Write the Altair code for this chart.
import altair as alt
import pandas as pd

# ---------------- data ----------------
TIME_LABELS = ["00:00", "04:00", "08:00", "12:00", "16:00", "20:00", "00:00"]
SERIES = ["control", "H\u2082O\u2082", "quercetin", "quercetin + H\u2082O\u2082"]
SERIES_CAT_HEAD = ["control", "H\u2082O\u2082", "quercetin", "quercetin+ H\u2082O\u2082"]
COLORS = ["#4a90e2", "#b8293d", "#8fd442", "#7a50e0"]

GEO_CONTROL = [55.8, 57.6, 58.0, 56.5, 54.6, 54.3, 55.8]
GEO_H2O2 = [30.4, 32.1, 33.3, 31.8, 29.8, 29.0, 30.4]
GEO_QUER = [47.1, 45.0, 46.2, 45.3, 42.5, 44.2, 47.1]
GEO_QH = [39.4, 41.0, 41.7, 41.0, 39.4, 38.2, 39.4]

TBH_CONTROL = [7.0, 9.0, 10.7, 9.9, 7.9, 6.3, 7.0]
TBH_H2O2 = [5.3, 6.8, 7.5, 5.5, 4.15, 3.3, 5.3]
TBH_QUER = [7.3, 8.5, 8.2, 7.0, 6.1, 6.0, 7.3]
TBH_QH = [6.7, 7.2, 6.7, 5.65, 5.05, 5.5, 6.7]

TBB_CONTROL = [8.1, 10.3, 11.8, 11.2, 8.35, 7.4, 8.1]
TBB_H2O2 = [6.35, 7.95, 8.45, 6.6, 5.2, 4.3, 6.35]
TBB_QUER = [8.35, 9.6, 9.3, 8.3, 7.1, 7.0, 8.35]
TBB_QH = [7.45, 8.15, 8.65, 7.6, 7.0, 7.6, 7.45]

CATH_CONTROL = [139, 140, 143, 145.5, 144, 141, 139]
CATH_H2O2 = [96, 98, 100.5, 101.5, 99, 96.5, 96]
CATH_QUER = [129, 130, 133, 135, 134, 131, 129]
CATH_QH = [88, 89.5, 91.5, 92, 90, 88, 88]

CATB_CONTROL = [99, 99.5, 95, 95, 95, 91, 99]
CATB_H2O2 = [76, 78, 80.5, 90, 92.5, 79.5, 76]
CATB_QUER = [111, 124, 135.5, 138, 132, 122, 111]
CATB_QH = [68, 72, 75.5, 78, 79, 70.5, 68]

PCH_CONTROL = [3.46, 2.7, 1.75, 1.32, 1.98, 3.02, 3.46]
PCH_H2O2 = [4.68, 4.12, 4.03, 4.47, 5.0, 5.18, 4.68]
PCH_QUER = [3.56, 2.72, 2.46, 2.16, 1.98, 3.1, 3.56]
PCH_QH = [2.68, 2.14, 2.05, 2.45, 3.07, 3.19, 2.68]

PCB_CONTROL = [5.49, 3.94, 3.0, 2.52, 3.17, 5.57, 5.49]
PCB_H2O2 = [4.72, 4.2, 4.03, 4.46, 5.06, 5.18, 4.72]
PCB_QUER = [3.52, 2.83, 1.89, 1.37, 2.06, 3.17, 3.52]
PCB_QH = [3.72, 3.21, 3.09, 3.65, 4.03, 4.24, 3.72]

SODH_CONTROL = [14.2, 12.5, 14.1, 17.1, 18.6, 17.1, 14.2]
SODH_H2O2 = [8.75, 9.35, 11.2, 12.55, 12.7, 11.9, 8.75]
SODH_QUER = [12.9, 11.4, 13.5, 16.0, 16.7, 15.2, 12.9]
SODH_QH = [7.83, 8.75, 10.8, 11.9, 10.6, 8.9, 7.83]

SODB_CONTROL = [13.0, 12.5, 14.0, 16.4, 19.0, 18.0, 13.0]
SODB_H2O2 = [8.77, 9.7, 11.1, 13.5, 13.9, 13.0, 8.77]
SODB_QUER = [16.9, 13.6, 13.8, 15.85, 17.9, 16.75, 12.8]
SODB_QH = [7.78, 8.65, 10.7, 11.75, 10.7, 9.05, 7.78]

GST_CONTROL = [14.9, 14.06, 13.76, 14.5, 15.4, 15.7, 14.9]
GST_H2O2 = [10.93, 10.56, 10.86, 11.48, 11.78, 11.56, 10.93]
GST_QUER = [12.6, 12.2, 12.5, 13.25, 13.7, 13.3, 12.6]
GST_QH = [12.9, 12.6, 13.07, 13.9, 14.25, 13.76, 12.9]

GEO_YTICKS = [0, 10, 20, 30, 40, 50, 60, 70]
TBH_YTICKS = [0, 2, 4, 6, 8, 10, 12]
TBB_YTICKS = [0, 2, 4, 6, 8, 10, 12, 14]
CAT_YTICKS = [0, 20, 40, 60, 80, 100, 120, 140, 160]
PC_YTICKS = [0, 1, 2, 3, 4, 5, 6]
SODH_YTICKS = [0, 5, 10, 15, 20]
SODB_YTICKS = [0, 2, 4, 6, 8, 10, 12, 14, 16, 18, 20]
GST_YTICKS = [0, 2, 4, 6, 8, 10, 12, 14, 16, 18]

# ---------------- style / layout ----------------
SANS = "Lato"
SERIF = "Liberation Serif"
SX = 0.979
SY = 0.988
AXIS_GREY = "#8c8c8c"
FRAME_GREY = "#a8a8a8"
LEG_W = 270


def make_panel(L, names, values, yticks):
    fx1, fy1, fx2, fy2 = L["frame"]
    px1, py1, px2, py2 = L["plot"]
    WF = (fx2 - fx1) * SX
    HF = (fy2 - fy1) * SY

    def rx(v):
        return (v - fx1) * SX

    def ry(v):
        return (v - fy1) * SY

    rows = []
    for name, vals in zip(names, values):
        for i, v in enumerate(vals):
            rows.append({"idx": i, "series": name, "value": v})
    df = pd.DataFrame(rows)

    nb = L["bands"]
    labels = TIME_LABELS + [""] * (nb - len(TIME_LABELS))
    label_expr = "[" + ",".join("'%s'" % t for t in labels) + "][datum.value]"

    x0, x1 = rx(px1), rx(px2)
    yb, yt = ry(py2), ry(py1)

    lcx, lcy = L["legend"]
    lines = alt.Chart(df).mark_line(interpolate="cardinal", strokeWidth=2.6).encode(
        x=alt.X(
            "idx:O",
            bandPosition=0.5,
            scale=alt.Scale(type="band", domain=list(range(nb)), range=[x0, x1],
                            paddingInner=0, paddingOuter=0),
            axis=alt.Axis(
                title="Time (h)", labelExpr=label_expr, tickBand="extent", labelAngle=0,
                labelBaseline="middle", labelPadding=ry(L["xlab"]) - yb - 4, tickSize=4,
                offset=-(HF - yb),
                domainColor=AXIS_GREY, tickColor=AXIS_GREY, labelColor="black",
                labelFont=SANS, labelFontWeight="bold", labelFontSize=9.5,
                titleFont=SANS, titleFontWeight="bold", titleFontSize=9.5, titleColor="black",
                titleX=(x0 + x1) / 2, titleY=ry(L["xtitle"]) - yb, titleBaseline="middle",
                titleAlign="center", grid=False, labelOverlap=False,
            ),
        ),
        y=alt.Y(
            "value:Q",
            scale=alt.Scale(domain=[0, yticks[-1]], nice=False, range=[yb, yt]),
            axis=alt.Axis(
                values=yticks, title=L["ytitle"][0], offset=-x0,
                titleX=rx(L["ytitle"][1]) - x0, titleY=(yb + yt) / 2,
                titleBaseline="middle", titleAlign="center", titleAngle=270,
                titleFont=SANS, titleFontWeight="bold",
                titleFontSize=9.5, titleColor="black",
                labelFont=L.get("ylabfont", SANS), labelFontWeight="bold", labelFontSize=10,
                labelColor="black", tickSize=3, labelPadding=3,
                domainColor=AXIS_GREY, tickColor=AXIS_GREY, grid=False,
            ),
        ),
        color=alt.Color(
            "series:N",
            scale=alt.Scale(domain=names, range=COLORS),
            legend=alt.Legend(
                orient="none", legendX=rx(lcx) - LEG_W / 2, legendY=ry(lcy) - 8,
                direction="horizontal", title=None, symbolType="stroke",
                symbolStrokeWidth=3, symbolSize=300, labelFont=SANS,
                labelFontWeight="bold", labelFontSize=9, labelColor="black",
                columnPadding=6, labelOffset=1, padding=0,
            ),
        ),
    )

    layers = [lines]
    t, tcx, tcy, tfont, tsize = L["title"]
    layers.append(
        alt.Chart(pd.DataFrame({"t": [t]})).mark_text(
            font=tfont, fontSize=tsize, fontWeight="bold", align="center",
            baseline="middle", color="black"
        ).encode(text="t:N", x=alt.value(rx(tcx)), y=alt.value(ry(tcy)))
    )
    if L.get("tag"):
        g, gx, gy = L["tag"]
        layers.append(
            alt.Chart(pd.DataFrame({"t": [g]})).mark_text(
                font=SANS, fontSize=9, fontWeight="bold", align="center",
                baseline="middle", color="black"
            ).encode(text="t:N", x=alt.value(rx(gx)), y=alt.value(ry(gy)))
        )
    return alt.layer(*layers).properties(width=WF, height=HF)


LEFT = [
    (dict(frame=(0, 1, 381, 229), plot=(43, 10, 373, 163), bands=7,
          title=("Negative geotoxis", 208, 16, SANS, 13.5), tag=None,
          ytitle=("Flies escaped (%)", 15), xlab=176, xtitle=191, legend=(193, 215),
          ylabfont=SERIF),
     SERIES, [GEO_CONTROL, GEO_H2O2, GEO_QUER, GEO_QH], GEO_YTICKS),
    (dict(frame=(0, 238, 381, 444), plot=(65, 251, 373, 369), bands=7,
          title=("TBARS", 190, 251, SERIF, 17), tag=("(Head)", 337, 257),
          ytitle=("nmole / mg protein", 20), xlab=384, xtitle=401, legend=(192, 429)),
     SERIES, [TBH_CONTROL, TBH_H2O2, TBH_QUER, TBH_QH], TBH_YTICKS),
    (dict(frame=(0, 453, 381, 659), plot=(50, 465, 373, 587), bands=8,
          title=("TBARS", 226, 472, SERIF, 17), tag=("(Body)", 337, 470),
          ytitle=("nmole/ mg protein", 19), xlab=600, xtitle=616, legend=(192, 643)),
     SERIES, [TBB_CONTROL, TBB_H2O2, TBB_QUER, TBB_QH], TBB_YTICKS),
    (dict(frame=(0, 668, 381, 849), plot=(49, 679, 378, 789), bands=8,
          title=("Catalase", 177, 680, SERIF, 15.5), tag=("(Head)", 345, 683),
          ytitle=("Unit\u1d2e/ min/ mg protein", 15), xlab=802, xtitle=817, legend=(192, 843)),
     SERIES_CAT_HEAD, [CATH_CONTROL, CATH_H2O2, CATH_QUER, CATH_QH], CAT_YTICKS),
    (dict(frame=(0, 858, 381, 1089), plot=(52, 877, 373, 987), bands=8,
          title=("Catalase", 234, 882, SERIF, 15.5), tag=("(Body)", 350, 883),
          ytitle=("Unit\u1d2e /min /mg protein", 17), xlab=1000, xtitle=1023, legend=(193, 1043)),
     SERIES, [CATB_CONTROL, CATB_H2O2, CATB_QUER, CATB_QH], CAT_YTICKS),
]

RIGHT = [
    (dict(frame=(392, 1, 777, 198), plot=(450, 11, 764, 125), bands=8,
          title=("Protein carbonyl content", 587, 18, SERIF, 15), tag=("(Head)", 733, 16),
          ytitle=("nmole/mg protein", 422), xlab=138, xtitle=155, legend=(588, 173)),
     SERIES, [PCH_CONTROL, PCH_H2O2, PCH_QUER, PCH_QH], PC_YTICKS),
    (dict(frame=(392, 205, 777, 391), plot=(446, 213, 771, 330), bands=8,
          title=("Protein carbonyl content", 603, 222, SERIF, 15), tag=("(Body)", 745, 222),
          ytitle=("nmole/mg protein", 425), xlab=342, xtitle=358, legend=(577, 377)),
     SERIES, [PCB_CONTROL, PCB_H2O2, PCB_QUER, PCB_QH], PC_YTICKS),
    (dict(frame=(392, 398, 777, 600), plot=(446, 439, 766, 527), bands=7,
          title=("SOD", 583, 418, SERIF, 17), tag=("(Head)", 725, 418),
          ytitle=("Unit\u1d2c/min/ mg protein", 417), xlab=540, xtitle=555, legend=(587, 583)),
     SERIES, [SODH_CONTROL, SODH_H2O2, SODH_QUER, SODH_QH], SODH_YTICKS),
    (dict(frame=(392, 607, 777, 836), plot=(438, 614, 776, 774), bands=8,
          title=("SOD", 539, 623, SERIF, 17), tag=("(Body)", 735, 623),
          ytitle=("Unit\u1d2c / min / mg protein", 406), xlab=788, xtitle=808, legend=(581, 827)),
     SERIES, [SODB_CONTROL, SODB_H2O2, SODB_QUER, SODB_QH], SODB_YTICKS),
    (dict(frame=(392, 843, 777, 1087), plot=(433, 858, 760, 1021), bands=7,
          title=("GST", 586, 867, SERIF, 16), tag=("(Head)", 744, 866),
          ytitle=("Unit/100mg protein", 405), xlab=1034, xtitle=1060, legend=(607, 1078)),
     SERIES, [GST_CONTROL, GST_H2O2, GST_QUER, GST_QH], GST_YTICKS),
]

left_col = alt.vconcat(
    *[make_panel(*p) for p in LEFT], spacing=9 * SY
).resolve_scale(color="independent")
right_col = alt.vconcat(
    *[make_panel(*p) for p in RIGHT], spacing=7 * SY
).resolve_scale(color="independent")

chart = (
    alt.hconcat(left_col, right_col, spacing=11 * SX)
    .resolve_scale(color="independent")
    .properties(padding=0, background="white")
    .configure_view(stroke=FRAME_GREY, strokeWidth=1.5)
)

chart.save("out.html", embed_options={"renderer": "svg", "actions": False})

= = =

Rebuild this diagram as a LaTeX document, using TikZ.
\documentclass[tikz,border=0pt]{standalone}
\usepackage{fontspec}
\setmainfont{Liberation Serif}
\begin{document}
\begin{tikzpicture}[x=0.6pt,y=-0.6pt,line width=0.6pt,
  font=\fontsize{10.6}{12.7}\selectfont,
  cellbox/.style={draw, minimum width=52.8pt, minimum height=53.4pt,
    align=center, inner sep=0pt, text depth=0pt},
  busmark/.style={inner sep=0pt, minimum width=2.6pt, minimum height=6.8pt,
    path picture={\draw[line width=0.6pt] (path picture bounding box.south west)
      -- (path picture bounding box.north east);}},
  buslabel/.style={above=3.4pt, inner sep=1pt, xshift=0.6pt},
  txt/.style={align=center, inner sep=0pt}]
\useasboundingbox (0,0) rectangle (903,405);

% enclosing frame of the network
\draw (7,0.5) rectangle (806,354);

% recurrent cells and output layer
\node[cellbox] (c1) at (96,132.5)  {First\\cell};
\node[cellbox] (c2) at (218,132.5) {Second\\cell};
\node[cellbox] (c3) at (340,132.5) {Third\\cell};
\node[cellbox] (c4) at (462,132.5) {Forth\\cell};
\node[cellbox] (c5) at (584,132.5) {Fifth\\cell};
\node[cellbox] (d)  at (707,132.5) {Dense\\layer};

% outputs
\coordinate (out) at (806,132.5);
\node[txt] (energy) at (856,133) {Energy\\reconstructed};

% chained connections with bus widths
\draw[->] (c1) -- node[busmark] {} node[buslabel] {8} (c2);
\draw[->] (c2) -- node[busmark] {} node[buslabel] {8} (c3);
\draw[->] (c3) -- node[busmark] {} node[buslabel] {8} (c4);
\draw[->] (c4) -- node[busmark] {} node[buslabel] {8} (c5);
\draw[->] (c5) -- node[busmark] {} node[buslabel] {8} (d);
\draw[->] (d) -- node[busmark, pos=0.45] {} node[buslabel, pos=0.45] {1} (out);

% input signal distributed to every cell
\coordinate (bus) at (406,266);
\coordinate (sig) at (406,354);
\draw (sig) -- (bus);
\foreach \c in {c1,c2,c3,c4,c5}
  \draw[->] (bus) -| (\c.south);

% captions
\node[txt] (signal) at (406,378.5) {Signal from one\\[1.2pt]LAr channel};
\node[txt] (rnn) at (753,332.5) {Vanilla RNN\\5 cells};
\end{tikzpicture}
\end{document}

= = =

Required task:
Repeat the span of lines that opens with the line holding "Write the Altair code for this chart." and closes with the line holding "GEO_QH = [39.4, 41.0, 41.7, 41.0, 39.4, 38.2, 39.4]", exactly as it stands.

Written response:
Write the Altair code for this chart.
import altair as alt
import pandas as pd

# ---------------- data ----------------
TIME_LABELS = ["00:00", "04:00", "08:00", "12:00", "16:00", "20:00", "00:00"]
SERIES = ["control", "H\u2082O\u2082", "quercetin", "quercetin + H\u2082O\u2082"]
SERIES_CAT_HEAD = ["control", "H\u2082O\u2082", "quercetin", "quercetin+ H\u2082O\u2082"]
COLORS = ["#4a90e2", "#b8293d", "#8fd442", "#7a50e0"]

GEO_CONTROL = [55.8, 57.6, 58.0, 56.5, 54.6, 54.3, 55.8]
GEO_H2O2 = [30.4, 32.1, 33.3, 31.8, 29.8, 29.0, 30.4]
GEO_QUER = [47.1, 45.0, 46.2, 45.3, 42.5, 44.2, 47.1]
GEO_QH = [39.4, 41.0, 41.7, 41.0, 39.4, 38.2, 39.4]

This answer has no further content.